This Thursday’s Anabaptist interview is an excerpt from a conversation with Drew Hart that will appear in the February issue of The Mennonite magazine. Drew G.I. Hart blogs for The Mennonite and Christian Century, and is the author of a new book, Trouble I’ve Seen: Changing the Way the Church Views Racism, published by Herald Press.
Hannah Heinzekehr: What drew you into Anabaptism and into relationship with Mennonites?
Drew G.I. Hart: I stumbled into Anabaptism by accident. I was a biblical studies major at Messiah College. I went there and didn’t even know what an Anabaptist was. I was just looking to get a biblical studies major at least a little bit away from home. Honestly though, I often say that Messiah was Anabaptist-lite. I got exposed to it a little bit because I was a Bible major, but wasn’t an Anabaptist leaving there, although it planted an Anabaptist seed.
Then I was invited to be on the pastoral team of the Harrisburg (Pa.) Brethren in Christ Church. This was an inner city, multiracial church. And I mostly went there because it was an intentionally multiracial church and I was very intrigued with that. We barely talked about Anabaptism in my interview. I think at the end they asked me, so what’s your perspective on peace?
This particular church was Anabaptist but wouldn’t allow that to be a stumbling block to bringing people of color into leadership. They were committed to recognizing black leaders from different black church traditions. But I still never called myself an Anabaptist while I was there either.
I was there for 4 years, and then I left and went back home. I had started seminary and was back in some old networks among friends in Philly. It was there, when I was no longer connected to any Anabaptists, that I realized, Ah, these Anabaptists got me. I started calling myself an Anabaptist just to be honest about some of the faith formation that had quietly and slowly shaped me. And since then I’ve been connecting with Anabaptist communities and Mennonites in Philadelphia.
Hannah: You call yourself an AnaBlacktivist. Can you give us a cliff notes definition of AnaBlacktivism?
Drew: I usually define AnaBlacktivists as folks that are engaging black theology and Anabaptism while also engaged in some form of activism. It’s the type of Christian formation and Christian discipleship that allows these different streams to all shape their attempt at following Jesus.
Hannah: Tell me about the Kingdom Builders group that you connect with in Philadelphia.
Drew: Kingdom Builders is an urban Anabaptist network in Philly. It’s an interdenominational network. What is cool about it is that’s one of the places where I feel most at home with Anabaptists.
It’s extremely multiracial. It’s a place where you see a merging of black and brown communities authentically. And there are different Anabaptist expressions in each church. My friend Juan, his church is comprised mostly of returning citizens out of prison and that’s their ministry focus. There are folks with more of a community development focus. There are folks doing a lot of work around immigration and the New Sanctuary movement. There are some more “ethnic Mennonites” or white Mennonites, but even still they are progressive and they engage understanding and being in relationship with people of color.

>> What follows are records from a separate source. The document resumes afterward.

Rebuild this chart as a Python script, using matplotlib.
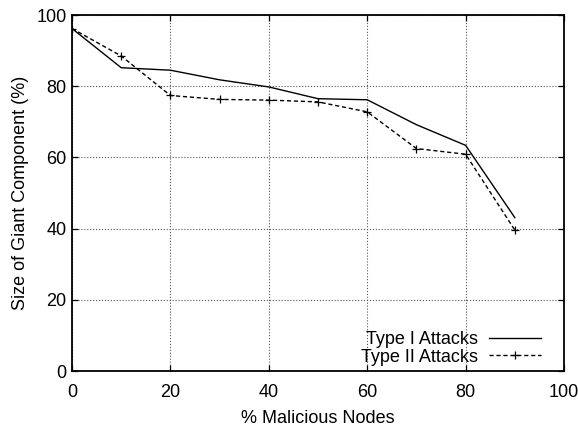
import matplotlib.pyplot as plt

plt.rcParams['font.family'] = ['Liberation Sans', 'DejaVu Sans']

malicious = [0, 10, 20, 30, 40, 50, 60, 70, 80, 90]
type1 = [96.2, 85.2, 84.5, 81.8, 79.8, 76.5, 76.2, 69.2, 63.4, 43.1]
type2 = [96.2, 88.5, 77.4, 76.3, 76.1, 75.6, 72.8, 62.5, 60.9, 39.6]

fig = plt.figure(figsize=(5.78, 4.29), dpi=100)
ax = fig.add_axes([0.1246, 0.135, 0.8512, 0.83])

ax.plot(malicious, type1, color='black', lw=1.0, label='Type I Attacks')
ax.plot(malicious, type2, color='black', lw=1.0, ls=(0, (3, 2)), marker='+',
        ms=6, mew=0.9, label='Type II Attacks')

ax.set_xlim(0, 100)
ax.set_ylim(0, 100)
ax.set_xticks(range(0, 101, 20))
ax.set_yticks(range(0, 101, 20))
ax.grid(True, color='#555555', ls=':', lw=0.8)
ax.tick_params(direction='in', top=True, right=True, length=4, width=0.9,
               labelsize=13)
ax.tick_params(axis='x', pad=9)
ax.tick_params(axis='y', pad=4)
for s in ax.spines.values():
    s.set_linewidth(1.3)

ax.set_xlabel('% Malicious Nodes', fontsize=13, labelpad=7)
ax.set_ylabel('Size of Giant Component (%)', fontsize=13, labelpad=5)

ax.legend(loc='lower right', bbox_to_anchor=(0.953, 0.015), frameon=False,
          markerfirst=False, numpoints=1, fontsize=13, handlelength=2.9,
          handletextpad=0.6, labelspacing=0.05, borderpad=0, borderaxespad=0)

fig.savefig('out.png', dpi=100)
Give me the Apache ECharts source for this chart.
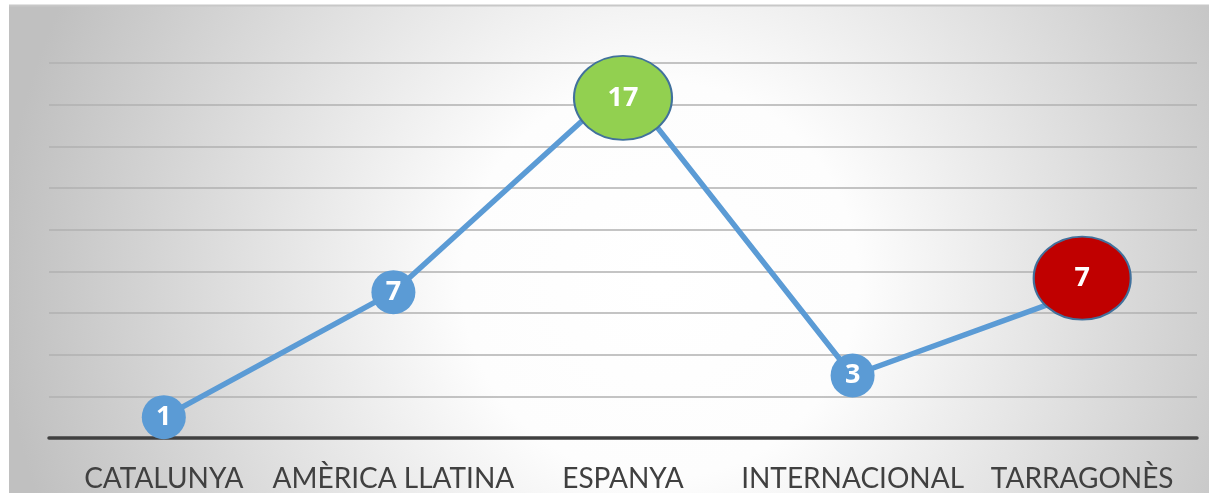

It’s a different kind of space that we have. For me, that’s where I’m home. Sometimes I go off to other Mennonites spaces and realize, Oh yeah, you guys are Anabaptist, too. But that’s not home for me in the way that a lot of these folks have really become family. I’ve preached at most of these churches and been in deep relationship.
Hannah: So what drew you to publishing this book, The Trouble I’ve Seen, with a Mennonite/Anabaptist press?
Drew: I honestly had no plans of even writing this book. I was focused on getting ready to do my comprehensive exams and I was speaking at a Missio Alliance event. Amy Gingerich [of MennoMedia] came up to me and asked me if I would like to write a book for Herald Press on race.
Of course this was right after Michael Brown was executed on the streets and there was a lot of anger. Even though it went against common sense with everything else I had going on, it just seemed like the right time.
Hannah: How did you come up with the title for this book?
Drew: The title comes from the spiritual, “Nobody knows the trouble I’ve seen.” We were struggling to figure out a good title, and I realized that the book tries to ask epistemological questions around our ways of knowing. How does race shape our knowing? And it even gets down to the level of intuition: how does race shape our intuitions? How do we think about intuitions and ways of knowing and recognize that sometimes the most common ways of knowing that we take for granted are not the best ways of being?
Those are some of the issues I try to get at in the book. The title gets down to what I as a person of color have experienced that isn’t really known and understood in broader society.
The subtitle is, “Changing the ways the church views racism.” So before we worry about what we do, first we need to change our very minds and mindsets for seeing the problems themselves. Then maybe we can consider faithful ways to respond to them.